The Modernaires, over the years, certainly got a lot of air-play on WNEW. Beginning in the 1930’s, the group recorded under different names with several orchestras, and were featured on three recorded versions of “The Milkman’s Matinee” (two with Charlie Barnet and one with Les Brown) and two versions of the “Make Believe Ballroom” (Charlie Barnet and Glenn Miller.) Here’s when and how they got to be the Matinee’s signature voices.
On All Night
It doesn’t seem to be recorded anywhere what theme music was first used by the original WNEW Milkman, Stan Shaw, when he went on the air in 1935, (2:00 a.m.-7:00 a.m.) but within a few months he was opening with a Charlie Barnet original, “Milkman’s Matinee,” released in 1936, with the vocal by the Barnet Modern-Aires.
Barnet wrote in his autobiography that he hired the singers away from the Ozzie Nelson Band when they were still a trio known as “The Wizards of Ozzie.” Before that, the group, with a fondness for puns, was known as “Don Juan, Two and Three,” and before that, when Harold Dickinson (lead and second tenor), Bill Conway (baritone) and Chuck Goldstein (tenor) were Buffalo high school buddies, they called themselves “The Three Weary Willies.” Ralph Brewster joined the group in 1937, and Paula Kelly in 1941. By then, they’d been singing for a couple years, with the Glenn Miller band.

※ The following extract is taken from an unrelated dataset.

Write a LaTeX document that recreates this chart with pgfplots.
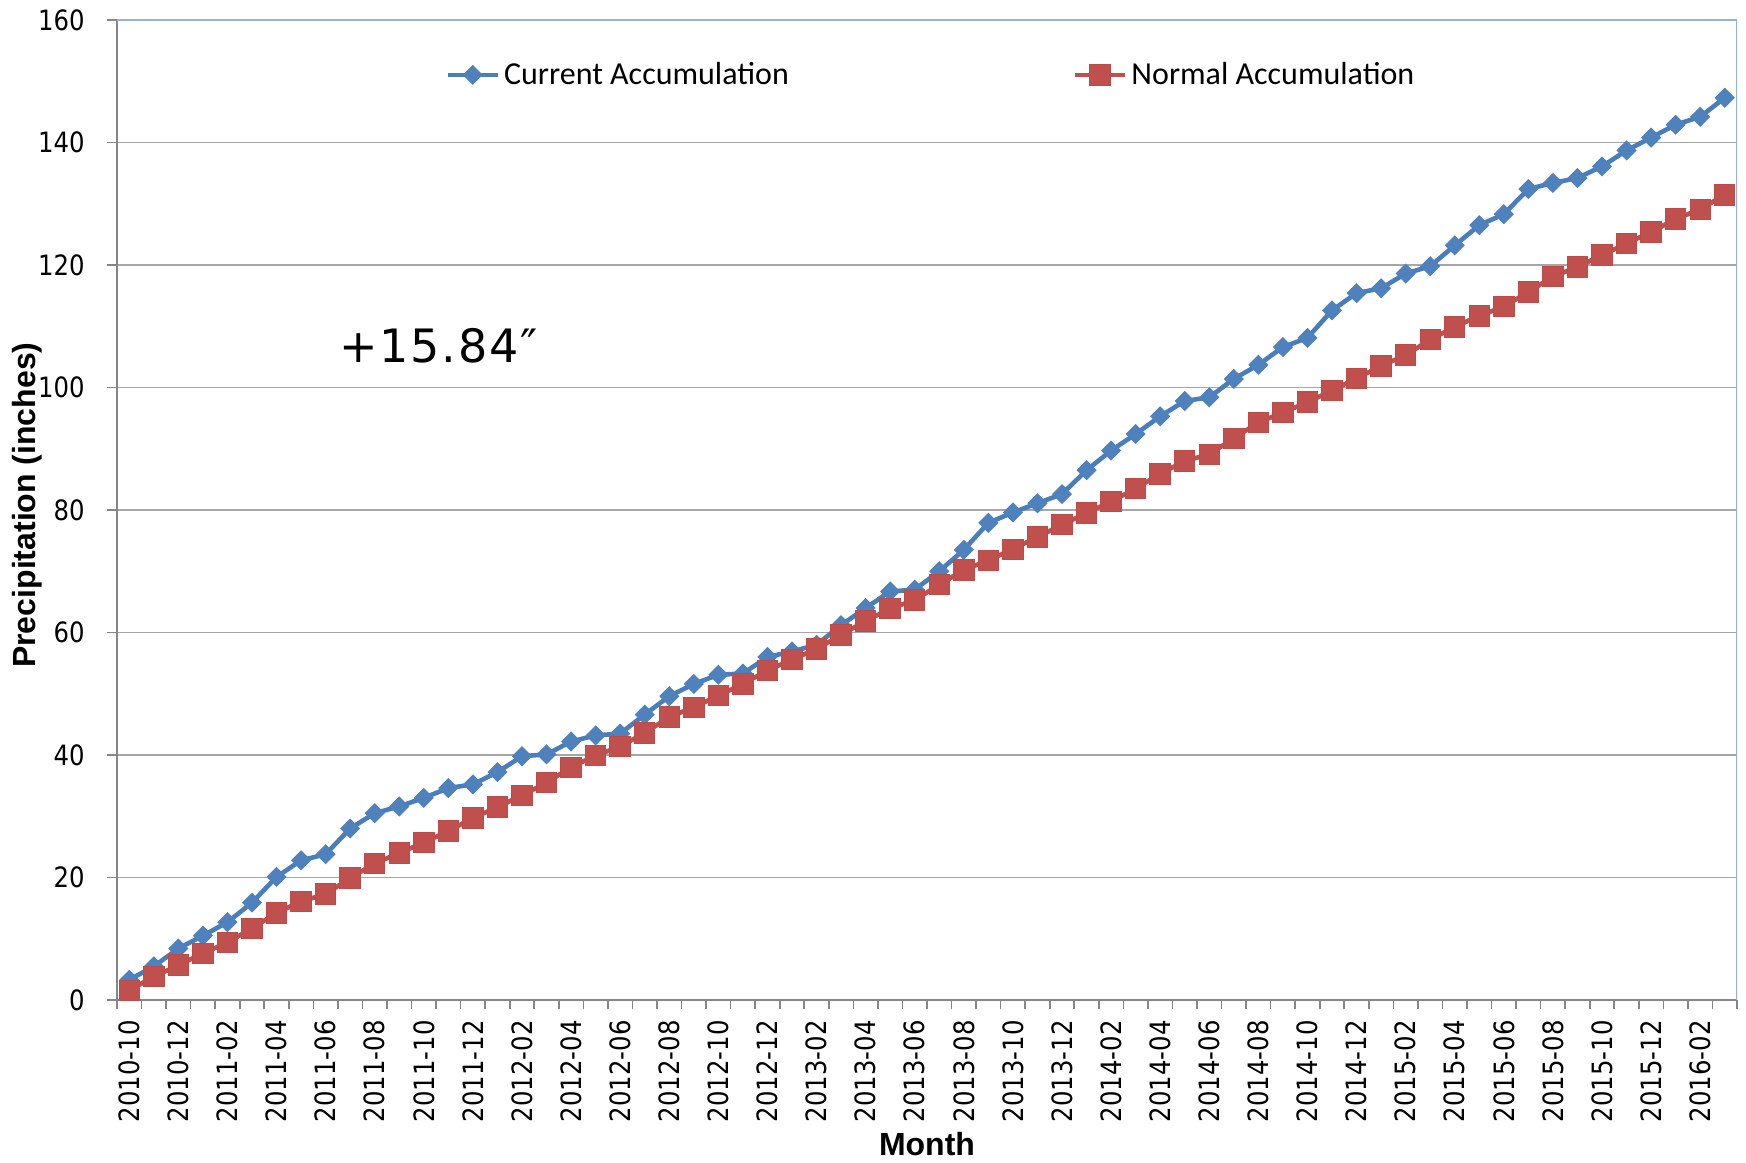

In 1937, Tommy Dorsey’s Clambake Seven came out with a new version of “Milkman’s Matinee with a vocal by Edith Wright, and featuring solos by Pee Wee Erwin and Johnny Mince.
Stan Shaw must have made good use of the Dorsey recording, because in 1939, Barnet was back with a new customized theme, “Stay Up Stan, The All-Night Record Man.”
When Art Ford took over the Matinee in 1942, he played the Charlie Barnet “Matinee” theme, but switched in 1944 to Woody Herman’s recording of “Milkman, Keep Those Bottle Quiet,” from the movie “Broadway Rhythm,” returning later to the Barnet recording. When Ford left the show in 1954 to do daytime duty on WNEW and was succeeded overnight by Jack Lazare, the Matinee show had still another version of the theme music, this one by the Les Brown band, with vocal by the renamed Modernaires. When Al Jazzbeaux Collins played Milkman, during the 1970’s, the second recording he played every night, right after the opening theme, in order to establish the show’s jazz credentials, was Count Basie’s “Blues In Hoss’ Flat.” The Les Brown theme lasted through the remainder of the Matinee’s on-and-off-again life.E.C.B.